Can Thomas Cook find a path through its perfect storm of woes?

Debt, market changes, heatwaves and Brexit have left the 178-year-old business battling to survive
  
  

Thomas Cook plane
Thomas Cook hopes to sell its airline business and move into hotels. Photograph: Paul Hanna/Reuters

Thomas Cook is suffering from an interminable holiday nightmare. It has been struck by a combination of high debt, intense competition and one-off factors including last summer’s heatwave. Brexit uncertainty is also, inevitably, a contributing factor.

This welter of concerns has brought a 178-year business to the brink. Eight years after its near-collapse in 2011, the tour operator needs a bailout if it is to survive the coming winter, when holiday bookings typically tail off.

One key problem is entirely of the company’s own making. It is buckling under the weight of a £1.6bn debt burden – the legacy of loans taken out to save it from near-collapse in 2012. The interest alone has cost it £1.2bn since then, meaning that 3m out of the 11m holidays it has been selling per year were funding debt repayments.

A fundamental long-term challenge is that the internet has made it much easier for smaller competitors to enter the market and grab market share, not just in the UK, but in its largest market, Germany.

Rival travel agents have targeted its package-holiday business, while the rise of low-cost short haul air travel has squeezed its airline, which is run as a separate business.
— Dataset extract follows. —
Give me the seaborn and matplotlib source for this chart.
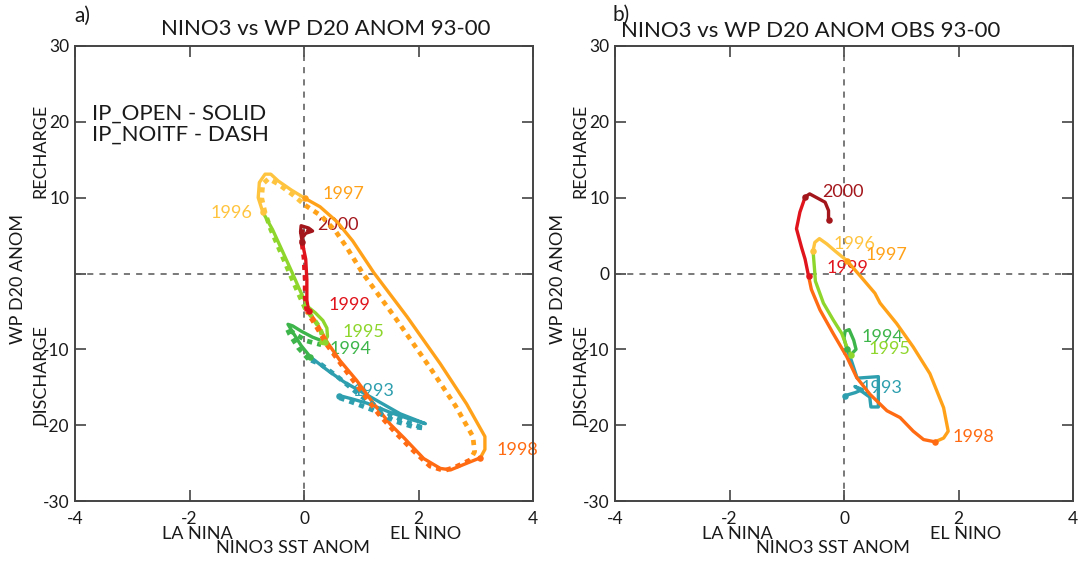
import numpy as np
import pandas as pd
import matplotlib
matplotlib.use("Agg")
import matplotlib.pyplot as plt
import seaborn as sns

# ---------------- data ----------------
years = [1993, 1994, 1995, 1996, 1997, 1998, 1999, 2000]
year_colors = {1993: "#2E9FAE", 1994: "#3DB54A", 1995: "#8ED62C", 1996: "#FFC43F",
               1997: "#FFA21A", 1998: "#FF6B12", 1999: "#E0141C", 2000: "#A3161B"}

# panel a) IP_OPEN (solid)
ipopen_x = {
    1993: [0.62, 0.82, 1.10, 1.50, 1.85, 2.12, 1.95, 1.68, 1.33, 0.98, 0.70, 0.40, 0.11],
    1994: [0.11, -0.05, -0.20, -0.28, -0.20, -0.05, 0.15, 0.36],
    1995: [0.36, 0.41, 0.40, 0.33, 0.20, 0.07, -0.06, -0.20, -0.38, -0.55, -0.72],
    1996: [-0.72, -0.80, -0.78, -0.68, -0.58, -0.45, -0.22, 0.02],
    1997: [0.02, 0.28, 0.58, 0.85, 1.22, 1.80, 2.38, 2.84, 3.16, 3.16, 3.08],
    1998: [3.08, 2.85, 2.56, 2.38, 2.09, 1.75, 1.51, 1.22, 0.92, 0.63, 0.40, 0.23, 0.08],
    1999: [0.08, 0.05, 0.05, 0.03, -0.03],
    2000: [-0.03, -0.06, -0.05, 0.08, 0.15, 0.03, -0.02],
}
ipopen_y = {
    1993: [-16.1, -16.5, -17.1, -18.3, -19.2, -19.8, -19.3, -18.5, -17.0, -15.5, -14.3, -12.7, -11.0],
    1994: [-11.0, -9.5, -7.7, -6.7, -6.9, -7.6, -8.4, -9.0],
    1995: [-9.0, -8.3, -7.2, -6.2, -5.2, -4.4, -2.4, 0.0, 3.0, 5.8, 8.1],
    1996: [8.1, 10.0, 12.0, 13.1, 13.1, 12.2, 11.0, 9.9],
    1997: [9.9, 8.8, 6.8, 4.3, 0.1, -5.7, -11.9, -17.2, -21.5, -23.2, -24.3],
    1998: [-24.3, -25.0, -25.9, -25.7, -24.4, -21.7, -19.9, -17.2, -14.1, -11.5, -9.0, -6.6, -5.0],
    1999: [-5.0, -3.5, -0.8, 1.9, 4.1],
    2000: [4.1, 5.5, 6.3, 6.0, 5.6, 5.3, 4.8],
}

# panel a) IP_NOITF (dash)
noitf_x = {
    1993: [0.62, 0.85, 1.20, 1.60, 1.90, 2.10, 1.80, 1.40, 1.00, 0.60, 0.30, 0.08],
    1994: [0.08, -0.10, -0.25, -0.30, -0.15, 0.05, 0.30],
    1995: [0.30, 0.33, 0.28, 0.15, 0.02, -0.10, -0.25, -0.42, -0.58, -0.68],
    1996: [-0.68, -0.74, -0.72, -0.62, -0.45, -0.20, 0.02],
    1997: [0.02, 0.30, 0.55, 0.75, 1.02, 1.60, 2.20, 2.65, 2.95, 2.98, 2.90],
    1998: [2.90, 2.65, 2.45, 2.20, 1.90, 1.60, 1.30, 1.00, 0.70, 0.40, 0.20, 0.05],
    1999: [0.05, 0.02, 0.02, 0.00, -0.03],
    2000: [-0.03, -0.05, -0.02, 0.10, 0.02],
}
noitf_y = {
    1993: [-16.4, -17.0, -18.0, -19.5, -20.2, -20.4, -19.6, -18.2, -16.2, -13.7, -12.0, -11.3],
    1994: [-11.3, -9.8, -8.0, -7.2, -8.0, -8.9, -9.4],
    1995: [-9.4, -8.5, -7.2, -5.8, -4.6, -2.6, 0.0, 3.0, 5.8, 8.0],
    1996: [8.0, 10.0, 11.8, 12.5, 11.8, 10.4, 9.0],
    1997: [9.0, 7.6, 5.6, 3.4, 0.1, -5.9, -12.4, -17.5, -21.5, -23.5, -24.6],
    1998: [-24.6, -25.5, -26.0, -25.4, -23.3, -21.0, -18.5, -15.5, -12.5, -9.4, -6.8, -5.0],
    1999: [-5.0, -3.0, -0.8, 2.0, 3.8],
    2000: [3.8, 5.0, 6.0, 5.7, 5.2],
}

# panel b) OBS
obs_x = {
    1993: [0.02, 0.20, 0.32, 0.19, 0.45, 0.47, 0.60, 0.60, 0.23, 0.13, 0.05],
    1994: [0.05, 0.00, 0.02, 0.09, 0.17, 0.21, 0.12],
    1995: [0.12, 0.05, -0.04, -0.19, -0.36, -0.50, -0.51, -0.53, -0.54],
    1996: [-0.54, -0.51, -0.43, -0.30, -0.13, 0.05],
    1997: [0.05, 0.28, 0.54, 0.63, 0.92, 1.21, 1.50, 1.74, 1.82, 1.74, 1.59],
    1998: [1.59, 1.39, 1.21, 0.98, 0.75, 0.45, 0.22, 0.05, -0.19, -0.42, -0.57, -0.62],
    1999: [-0.62, -0.68, -0.74, -0.83, -0.77, -0.71, -0.68],
    2000: [-0.68, -0.60, -0.33, -0.27, -0.27],
}
obs_y = {
    1993: [-16.1, -15.7, -15.3, -14.9, -16.3, -17.6, -17.6, -13.6, -13.8, -11.5, -10.0],
    1994: [-10.0, -8.5, -7.6, -7.4, -8.8, -10.0, -10.7],
    1995: [-10.7, -9.7, -7.9, -6.1, -3.9, -1.0, 0.1, 2.0, 3.0],
    1996: [3.0, 4.1, 4.6, 3.9, 2.8, 1.7],
    1997: [1.7, -0.3, -2.6, -3.9, -6.6, -9.7, -13.2, -17.7, -20.8, -21.7, -22.2],
    1998: [-22.2, -21.9, -20.8, -19.0, -18.1, -15.9, -13.7, -11.0, -7.9, -4.8, -2.1, -0.3],
    1999: [-0.3, 1.9, 3.4, 5.9, 8.1, 9.4, 10.1],
    2000: [10.1, 10.5, 9.4, 8.3, 7.0],
}

x_ticks = [-4, -2, 0, 2, 4]
y_ticks = [-30, -20, -10, 0, 10, 20, 30]

# ---------------- style ----------------
sns.set_style("ticks")
plt.rcParams["font.family"] = ["Lato", "DejaVu Sans"]
plt.rcParams["text.color"] = "#1a1a1a"

W, H = 1079, 562
fig = plt.figure(figsize=(W / 100, H / 100), dpi=100)

def px_axes(l, r, t, b):
    return fig.add_axes([l / W, 1 - b / H, (r - l) / W, (b - t) / H])

axA = px_axes(75, 533, 46, 501)
axB = px_axes(615, 1073, 46, 501)

DOT = (0, (1.1, 1.1))

def draw_series(ax, xs, ys, lw, ls, dots=True, end_dot=False):
    for yr in years:
        df = pd.DataFrame({"x": xs[yr], "y": ys[yr]})
        sns.lineplot(data=df, x="x", y="y", sort=False, estimator=None,
                     color=year_colors[yr], linewidth=lw, linestyle=ls,
                     legend=False, ax=ax, solid_capstyle="round",
                     dash_capstyle="butt", zorder=3)
        if dots:
            sns.scatterplot(x=[xs[yr][0]], y=[ys[yr][0]], color=year_colors[yr],
                            s=22, linewidth=0, legend=False, ax=ax, zorder=4)
    if end_dot:
        yr = years[-1]
        sns.scatterplot(x=[xs[yr][-1]], y=[ys[yr][-1]], color=year_colors[yr],
                        s=22, linewidth=0, legend=False, ax=ax, zorder=4)

def style_axes(ax, show_zero_label):
    ax.set_xlim(-4, 4)
    ax.set_ylim(-30, 30)
    ax.axvline(0, color="#555555", lw=1.1, ls=(0, (4, 4)), zorder=1)
    ax.axhline(0, color="#555555", lw=1.1, ls=(0, (4, 4)), zorder=1)
    ax.set_xticks(x_ticks)
    ax.set_yticks(y_ticks)
    ax.set_xticklabels([str(v) for v in x_ticks])
    ax.set_yticklabels([("" if (v == 0 and not show_zero_label) else str(v)) for v in y_ticks])
    ax.tick_params(axis="both", direction="in", length=8, width=1.2, color="#444444",
                   top=True, right=True, labelsize=12.5, labelcolor="#1a1a1a")
    ax.tick_params(axis="x", pad=7)
    ax.tick_params(axis="y", pad=4)
    for sp in ax.spines.values():
        sp.set_color("#444444")
        sp.set_linewidth(1.4)
        sp.set_visible(True)
    ax.set_xlabel("")
    ax.set_ylabel("")
    # axis annotation texts
    ax.text(0.267, -0.072, "LA NINA", transform=ax.transAxes, ha="center", va="center", fontsize=13)
    ax.text(0.766, -0.072, "EL NINO", transform=ax.transAxes, ha="center", va="center", fontsize=13)
    ax.text(0.475, -0.104, "NINO3 SST ANOM", transform=ax.transAxes, ha="center", va="center", fontsize=13)
    ax.text(-0.076, 0.77, "RECHARGE", transform=ax.transAxes, ha="center", va="center",
            rotation=90, fontsize=13)
    ax.text(-0.124, 0.487, "WP D20 ANOM", transform=ax.transAxes, ha="center", va="center",
            rotation=90, fontsize=13)
    ax.text(-0.076, 0.277, "DISCHARGE", transform=ax.transAxes, ha="center", va="center",
            rotation=90, fontsize=13)

# ---- panel a
draw_series(axA, ipopen_x, ipopen_y, lw=2.4, ls="-")
draw_series(axA, noitf_x, noitf_y, lw=3.4, ls=DOT, dots=False)
style_axes(axA, show_zero_label=False)
labA = {1993: (0.84, -15.5, "left"), 1994: (0.45, -9.9, "left"), 1995: (0.68, -7.7, "left"),
        1996: (-0.91, 8.0, "right"), 1997: (0.33, 10.5, "left"), 1998: (3.37, -23.3, "left"),
        1999: (0.42, -4.1, "left"), 2000: (0.23, 6.35, "left")}
for yr, (lx, ly, ha) in labA.items():
    axA.text(lx, ly, str(yr), color=year_colors[yr], ha=ha, va="center", fontsize=13, zorder=2)
axA.text(0.037, 0.852, "IP_OPEN - SOLID", transform=axA.transAxes, ha="left", va="center", fontsize=16)
axA.text(0.037, 0.806, "IP_NOITF - DASH", transform=axA.transAxes, ha="left", va="center", fontsize=16)

# ---- panel b
draw_series(axB, obs_x, obs_y, lw=2.4, ls="-", end_dot=True)
style_axes(axB, show_zero_label=True)
labB = {1993: (0.28, -15.1, "left"), 1994: (0.30, -8.4, "left"), 1995: (0.42, -9.9, "left"),
        1996: (-0.19, 3.9, "left"), 1997: (0.38, 2.4, "left"), 1998: (1.89, -21.5, "left"),
        1999: (-0.31, 0.7, "left"), 2000: (-0.38, 10.8, "left")}
for yr, (lx, ly, ha) in labB.items():
    axB.text(lx, ly, str(yr), color=year_colors[yr], ha=ha, va="center", fontsize=13, zorder=2)

# titles and panel letters
fig.text(326 / W, 1 - 29 / H, "NINO3 vs WP D20 ANOM 93-00", ha="center", va="center", fontsize=16)
fig.text(811 / W, 1 - 31 / H, "NINO3 vs WP D20 ANOM OBS 93-00", ha="center", va="center", fontsize=16)
fig.text(74 / W, 1 - 16 / H, "a)", ha="left", va="center", fontsize=15)
fig.text(612 / W, 1 - 15 / H, "b)", ha="left", va="center", fontsize=15)

fig.savefig("out.png", dpi=100, facecolor="white")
The result is a punishing pincer move on the group.

In the face of increasingly fierce competition , Thomas Cook has had to compete to win customers by lowering prices, which has trimmed profit margins. Unlike smaller online-only players, Thomas Cook has high fixed costs due to its network of 567 high street shops.

Thomas Cook owes its name to a humble and deeply religious 32-year-old cabinet-maker who, one June morning in 1841, hiked the 15 miles from his home in Market Harborough to Leicester, to attend a temperance meeting.

The former Baptist preacher believed that the ills of Victorian society stemmed largely from alcohol and, presumably fatigued from his walk, realised he could deploy the power of Britain’s flourishing rail network to help spread the word.

Addressing the temperance meeting, he suggested that a train be hired to carry the movement’s supporters to the next meeting in Loughborough.

Thus, on 5 July 1841, some 500 passengers travelled by a special train for the 24-mile round trip, paying a shilling apiece.

Over the next few years, Cook laid on ever more trains, introducing thousands of Britons to train travel for the first time. The first such outing to be run for commercial purposes was a trip to Liverpool in 1845.

Over the next decade or so, the business expanded to offer overseas trips, to France, Switzerland, Italy and beyond, to the US, Egypt and India.

His more business-minded son John expanded the tour operator and its reach was such that the government enlisted its expertise in an effort, ultimately in vain, to relieve General Gordon at the siege of Khartoum in 1885.

John’s three sons inherited the business, which incorporated as Thos Cook & Son Ltd in 1924 and benefited from the increasing ease of international travel.

Its first flirtation with collapse came during the second world war, when the government requisitioned some of its assets and it was sold to Britain’s railway companies, effectively a nationalisation.

But it boomed in the postwar years as growing prosperity fuelled the appetite for holidays and it returned to private ownership in 1972.

Since then, it has changed hands and changed shape via a series of mergers and takeovers. It nearly collapsed in 2011 but averted its demise with a bailout deal funded by banks.

Now, after 178 years of operation, it has ceased trading.  

With income under pressure and little room for manoeuvre on costs, profit margins can quickly evaporate when short-term setbacks hit.

Last summer’s record-breaking heatwave was one such setback, because people who might otherwise have booked breaks at short notice opted to stay at home. The effect was particularly pronounced in Sweden, its third-largest market, as potential customers soaked up the unseasonably warm Scandinavian weather.

Foreign trips have also become more costly for British customers due to the fall in the value of sterling against the euro. Thomas Cook said earlier this year that there was “now little doubt” that Brexit had caused some Britons to delay holiday plans.

High jet-fuel costs, as well as hoteliers demanding higher prices from the tour operator, have also added to Thomas Cook’s list of woes. All these factors mean the company isn’t making enough cash from selling holidays to pay the interest on its debt mountain.

It hopes that new money from Chinese investors Fosun – and its banks – will provide some breathing space. It hopes to sells its airline for a good price and accelerate its push into the hotel market, which should reduce its dependence on summer package deals. But first, it must ensure its survival.